>> BEGIN Raw data

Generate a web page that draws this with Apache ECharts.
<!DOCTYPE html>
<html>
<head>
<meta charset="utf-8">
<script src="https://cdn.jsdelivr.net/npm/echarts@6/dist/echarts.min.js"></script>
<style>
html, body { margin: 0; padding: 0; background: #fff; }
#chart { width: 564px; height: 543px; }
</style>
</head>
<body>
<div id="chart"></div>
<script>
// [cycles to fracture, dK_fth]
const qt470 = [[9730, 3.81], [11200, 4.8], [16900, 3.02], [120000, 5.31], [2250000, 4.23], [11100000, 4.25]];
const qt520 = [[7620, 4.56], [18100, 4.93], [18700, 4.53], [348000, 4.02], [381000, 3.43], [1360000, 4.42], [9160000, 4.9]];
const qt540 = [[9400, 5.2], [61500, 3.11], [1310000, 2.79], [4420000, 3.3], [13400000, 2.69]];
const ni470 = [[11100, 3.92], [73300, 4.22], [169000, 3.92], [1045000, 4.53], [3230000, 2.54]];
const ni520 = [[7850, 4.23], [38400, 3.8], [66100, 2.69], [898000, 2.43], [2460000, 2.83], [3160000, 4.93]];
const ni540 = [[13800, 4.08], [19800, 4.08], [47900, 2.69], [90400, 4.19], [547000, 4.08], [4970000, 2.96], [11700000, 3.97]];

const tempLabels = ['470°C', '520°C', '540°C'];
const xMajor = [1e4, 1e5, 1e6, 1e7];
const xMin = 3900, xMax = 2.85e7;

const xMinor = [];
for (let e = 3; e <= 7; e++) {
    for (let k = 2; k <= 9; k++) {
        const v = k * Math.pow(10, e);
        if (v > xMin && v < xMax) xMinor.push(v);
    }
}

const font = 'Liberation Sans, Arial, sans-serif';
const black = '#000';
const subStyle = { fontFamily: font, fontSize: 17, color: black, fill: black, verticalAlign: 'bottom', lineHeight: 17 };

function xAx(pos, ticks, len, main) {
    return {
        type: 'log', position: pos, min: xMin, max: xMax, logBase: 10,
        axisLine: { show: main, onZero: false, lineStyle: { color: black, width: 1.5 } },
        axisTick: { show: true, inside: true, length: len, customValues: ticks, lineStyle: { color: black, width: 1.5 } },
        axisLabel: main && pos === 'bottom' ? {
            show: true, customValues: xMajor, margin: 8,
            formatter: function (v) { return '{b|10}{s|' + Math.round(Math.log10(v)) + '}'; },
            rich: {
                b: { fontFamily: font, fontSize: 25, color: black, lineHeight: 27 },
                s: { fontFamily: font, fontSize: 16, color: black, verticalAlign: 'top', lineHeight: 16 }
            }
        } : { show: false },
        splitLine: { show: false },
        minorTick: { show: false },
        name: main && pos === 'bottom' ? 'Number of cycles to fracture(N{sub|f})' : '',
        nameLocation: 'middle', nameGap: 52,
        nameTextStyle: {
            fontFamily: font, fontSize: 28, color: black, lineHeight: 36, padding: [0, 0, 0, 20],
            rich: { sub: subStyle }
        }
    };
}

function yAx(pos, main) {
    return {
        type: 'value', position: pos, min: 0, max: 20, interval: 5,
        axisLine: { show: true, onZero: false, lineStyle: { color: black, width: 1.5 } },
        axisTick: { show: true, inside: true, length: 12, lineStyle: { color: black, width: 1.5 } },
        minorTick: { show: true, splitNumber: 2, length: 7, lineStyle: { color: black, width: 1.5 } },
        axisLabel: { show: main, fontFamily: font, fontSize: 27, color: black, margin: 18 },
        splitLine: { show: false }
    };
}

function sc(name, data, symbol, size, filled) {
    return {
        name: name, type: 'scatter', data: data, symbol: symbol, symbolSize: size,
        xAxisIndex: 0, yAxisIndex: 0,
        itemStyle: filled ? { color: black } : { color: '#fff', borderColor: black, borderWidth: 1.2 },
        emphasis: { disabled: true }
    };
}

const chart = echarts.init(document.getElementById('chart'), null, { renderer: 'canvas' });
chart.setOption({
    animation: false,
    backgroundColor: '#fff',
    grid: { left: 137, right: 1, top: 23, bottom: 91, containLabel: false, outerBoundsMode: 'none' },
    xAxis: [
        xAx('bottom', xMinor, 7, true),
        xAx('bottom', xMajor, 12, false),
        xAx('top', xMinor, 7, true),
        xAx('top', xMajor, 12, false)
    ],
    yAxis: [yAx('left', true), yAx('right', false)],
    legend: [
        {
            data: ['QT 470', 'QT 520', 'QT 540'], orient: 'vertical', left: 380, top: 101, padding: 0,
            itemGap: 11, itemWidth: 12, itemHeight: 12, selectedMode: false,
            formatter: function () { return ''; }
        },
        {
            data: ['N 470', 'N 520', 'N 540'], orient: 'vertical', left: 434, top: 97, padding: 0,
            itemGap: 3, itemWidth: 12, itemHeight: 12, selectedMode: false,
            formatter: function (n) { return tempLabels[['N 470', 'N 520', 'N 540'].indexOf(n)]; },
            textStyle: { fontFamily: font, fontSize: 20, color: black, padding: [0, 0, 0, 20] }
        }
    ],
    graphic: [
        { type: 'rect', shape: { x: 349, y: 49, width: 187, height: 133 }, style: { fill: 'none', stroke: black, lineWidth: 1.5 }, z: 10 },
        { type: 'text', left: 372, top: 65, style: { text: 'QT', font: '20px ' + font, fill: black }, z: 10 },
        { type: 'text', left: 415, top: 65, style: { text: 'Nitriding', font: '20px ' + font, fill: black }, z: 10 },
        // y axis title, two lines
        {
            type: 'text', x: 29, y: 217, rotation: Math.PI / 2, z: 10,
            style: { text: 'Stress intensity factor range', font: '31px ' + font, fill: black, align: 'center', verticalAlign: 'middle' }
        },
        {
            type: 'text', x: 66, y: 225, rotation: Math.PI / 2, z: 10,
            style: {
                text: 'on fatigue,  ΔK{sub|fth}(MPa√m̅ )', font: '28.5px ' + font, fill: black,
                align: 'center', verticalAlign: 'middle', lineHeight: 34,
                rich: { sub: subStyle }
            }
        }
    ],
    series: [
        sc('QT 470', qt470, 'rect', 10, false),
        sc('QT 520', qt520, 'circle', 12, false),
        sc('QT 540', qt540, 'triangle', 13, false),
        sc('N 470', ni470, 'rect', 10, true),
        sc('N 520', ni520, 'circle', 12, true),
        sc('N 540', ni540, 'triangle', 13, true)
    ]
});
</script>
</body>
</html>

>> END Raw data

(Set exercise) Copy exactly the lines that run from the first line of the data to the line containing "verticalAlign: 'bottom', lineHeight: 17", please, with both ends included and nothing else.

(Solution below)
Generate a web page that draws this with Apache ECharts.
<!DOCTYPE html>
<html>
<head>
<meta charset="utf-8">
<script src="https://cdn.jsdelivr.net/npm/echarts@6/dist/echarts.min.js"></script>
<style>
html, body { margin: 0; padding: 0; background: #fff; }
#chart { width: 564px; height: 543px; }
</style>
</head>
<body>
<div id="chart"></div>
<script>
// [cycles to fracture, dK_fth]
const qt470 = [[9730, 3.81], [11200, 4.8], [16900, 3.02], [120000, 5.31], [2250000, 4.23], [11100000, 4.25]];
const qt520 = [[7620, 4.56], [18100, 4.93], [18700, 4.53], [348000, 4.02], [381000, 3.43], [1360000, 4.42], [9160000, 4.9]];
const qt540 = [[9400, 5.2], [61500, 3.11], [1310000, 2.79], [4420000, 3.3], [13400000, 2.69]];
const ni470 = [[11100, 3.92], [73300, 4.22], [169000, 3.92], [1045000, 4.53], [3230000, 2.54]];
const ni520 = [[7850, 4.23], [38400, 3.8], [66100, 2.69], [898000, 2.43], [2460000, 2.83], [3160000, 4.93]];
const ni540 = [[13800, 4.08], [19800, 4.08], [47900, 2.69], [90400, 4.19], [547000, 4.08], [4970000, 2.96], [11700000, 3.97]];

const tempLabels = ['470°C', '520°C', '540°C'];
const xMajor = [1e4, 1e5, 1e6, 1e7];
const xMin = 3900, xMax = 2.85e7;

const xMinor = [];
for (let e = 3; e <= 7; e++) {
    for (let k = 2; k <= 9; k++) {
        const v = k * Math.pow(10, e);
        if (v > xMin && v < xMax) xMinor.push(v);
    }
}

const font = 'Liberation Sans, Arial, sans-serif';
const black = '#000';
const subStyle = { fontFamily: font, fontSize: 17, color: black, fill: black, verticalAlign: 'bottom', lineHeight: 17 };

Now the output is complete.